Goal:
Print out the material that follows word for word.

Supplied information:
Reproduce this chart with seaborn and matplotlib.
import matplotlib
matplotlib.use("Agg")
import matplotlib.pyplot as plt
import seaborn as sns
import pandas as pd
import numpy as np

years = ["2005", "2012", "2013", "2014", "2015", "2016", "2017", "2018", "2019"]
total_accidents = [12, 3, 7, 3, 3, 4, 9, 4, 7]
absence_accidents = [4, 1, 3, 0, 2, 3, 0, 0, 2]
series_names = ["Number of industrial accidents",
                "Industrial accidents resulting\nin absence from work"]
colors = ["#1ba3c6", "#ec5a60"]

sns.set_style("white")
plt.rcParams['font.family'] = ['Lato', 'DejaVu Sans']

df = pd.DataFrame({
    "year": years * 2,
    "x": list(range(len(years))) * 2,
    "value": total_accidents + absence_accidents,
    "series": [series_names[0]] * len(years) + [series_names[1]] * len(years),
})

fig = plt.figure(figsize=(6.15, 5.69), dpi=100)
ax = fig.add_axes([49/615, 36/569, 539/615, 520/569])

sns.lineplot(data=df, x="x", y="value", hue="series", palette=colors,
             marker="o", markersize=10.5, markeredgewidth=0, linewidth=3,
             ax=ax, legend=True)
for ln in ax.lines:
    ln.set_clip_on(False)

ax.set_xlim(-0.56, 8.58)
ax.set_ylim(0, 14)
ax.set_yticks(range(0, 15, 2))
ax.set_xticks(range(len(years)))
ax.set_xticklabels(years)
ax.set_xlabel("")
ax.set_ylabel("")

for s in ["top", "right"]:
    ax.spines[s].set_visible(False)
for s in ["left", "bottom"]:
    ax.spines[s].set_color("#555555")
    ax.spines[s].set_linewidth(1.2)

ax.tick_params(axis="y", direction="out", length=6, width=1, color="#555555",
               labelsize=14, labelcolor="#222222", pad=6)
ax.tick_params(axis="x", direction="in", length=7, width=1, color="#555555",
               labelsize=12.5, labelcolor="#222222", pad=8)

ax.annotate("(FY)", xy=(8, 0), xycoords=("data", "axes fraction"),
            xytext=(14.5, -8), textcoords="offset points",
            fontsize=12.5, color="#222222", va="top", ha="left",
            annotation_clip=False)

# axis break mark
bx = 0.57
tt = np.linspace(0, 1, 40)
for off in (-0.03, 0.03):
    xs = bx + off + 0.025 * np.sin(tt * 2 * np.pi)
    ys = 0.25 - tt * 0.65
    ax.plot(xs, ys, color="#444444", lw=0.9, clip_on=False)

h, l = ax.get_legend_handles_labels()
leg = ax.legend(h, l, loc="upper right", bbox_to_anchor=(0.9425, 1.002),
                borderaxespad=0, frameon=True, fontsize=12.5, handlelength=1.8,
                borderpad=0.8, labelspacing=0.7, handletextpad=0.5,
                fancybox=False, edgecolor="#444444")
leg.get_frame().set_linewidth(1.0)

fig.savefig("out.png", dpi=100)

Final result:
Reproduce this chart with seaborn and matplotlib.
import matplotlib
matplotlib.use("Agg")
import matplotlib.pyplot as plt
import seaborn as sns
import pandas as pd
import numpy as np

years = ["2005", "2012", "2013", "2014", "2015", "2016", "2017", "2018", "2019"]
total_accidents = [12, 3, 7, 3, 3, 4, 9, 4, 7]
absence_accidents = [4, 1, 3, 0, 2, 3, 0, 0, 2]
series_names = ["Number of industrial accidents",
                "Industrial accidents resulting\nin absence from work"]
colors = ["#1ba3c6", "#ec5a60"]

sns.set_style("white")
plt.rcParams['font.family'] = ['Lato', 'DejaVu Sans']

df = pd.DataFrame({
    "year": years * 2,
    "x": list(range(len(years))) * 2,
    "value": total_accidents + absence_accidents,
    "series": [series_names[0]] * len(years) + [series_names[1]] * len(years),
})

fig = plt.figure(figsize=(6.15, 5.69), dpi=100)
ax = fig.add_axes([49/615, 36/569, 539/615, 520/569])

sns.lineplot(data=df, x="x", y="value", hue="series", palette=colors,
             marker="o", markersize=10.5, markeredgewidth=0, linewidth=3,
             ax=ax, legend=True)
for ln in ax.lines:
    ln.set_clip_on(False)

ax.set_xlim(-0.56, 8.58)
ax.set_ylim(0, 14)
ax.set_yticks(range(0, 15, 2))
ax.set_xticks(range(len(years)))
ax.set_xticklabels(years)
ax.set_xlabel("")
ax.set_ylabel("")

for s in ["top", "right"]:
    ax.spines[s].set_visible(False)
for s in ["left", "bottom"]:
    ax.spines[s].set_color("#555555")
    ax.spines[s].set_linewidth(1.2)

ax.tick_params(axis="y", direction="out", length=6, width=1, color="#555555",
               labelsize=14, labelcolor="#222222", pad=6)
ax.tick_params(axis="x", direction="in", length=7, width=1, color="#555555",
               labelsize=12.5, labelcolor="#222222", pad=8)

ax.annotate("(FY)", xy=(8, 0), xycoords=("data", "axes fraction"),
            xytext=(14.5, -8), textcoords="offset points",
            fontsize=12.5, color="#222222", va="top", ha="left",
            annotation_clip=False)

# axis break mark
bx = 0.57
tt = np.linspace(0, 1, 40)
for off in (-0.03, 0.03):
    xs = bx + off + 0.025 * np.sin(tt * 2 * np.pi)
    ys = 0.25 - tt * 0.65
    ax.plot(xs, ys, color="#444444", lw=0.9, clip_on=False)

h, l = ax.get_legend_handles_labels()
leg = ax.legend(h, l, loc="upper right", bbox_to_anchor=(0.9425, 1.002),
                borderaxespad=0, frameon=True, fontsize=12.5, handlelength=1.8,
                borderpad=0.8, labelspacing=0.7, handletextpad=0.5,
                fancybox=False, edgecolor="#444444")
leg.get_frame().set_linewidth(1.0)

fig.savefig("out.png", dpi=100)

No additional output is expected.